1. **m1** - The agent accurately identifies the issue in the context, which is a typo in the README file where "DialyDialog" should be corrected to "DailyDialog." The evidence provided clearly points out this issue. Additionally, the agent correctly spots all the issues mentioned in <issue>, which includes providing accurate context evidence. The agent also goes beyond the specific hint and identifies other issues in the README file. Therefore, the agent deserves a full score for this metric. **Score: 1.0**

2. **m2** - The agent provides a detailed analysis of the issue by not only identifying the typographical error but also explaining its implications.
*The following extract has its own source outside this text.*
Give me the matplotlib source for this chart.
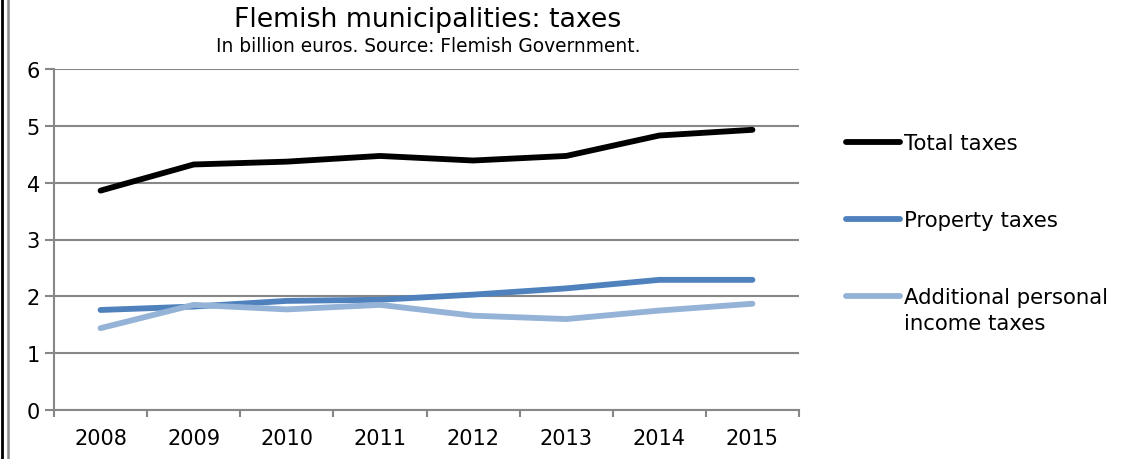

The agent describes how the typo could lead to confusion or errors in the documentation, demonstrating a good understanding of the issue's impact. The agent further elaborates on other identified issues in the README, showing a comprehensive analysis. **Score: 1.0**

3. **m3** - The agent's reasoning directly relates to the specific issue mentioned, highlighting the potential consequences of the typographical error in the README file. The agent's logical reasoning applies directly to the identified problem, indicating a relevant response. **Score: 1.0**

Considering the above evaluations, the overall rating for the agent is a **"success"** since the total score is 3.0, which exceeds the threshold for a successful rating.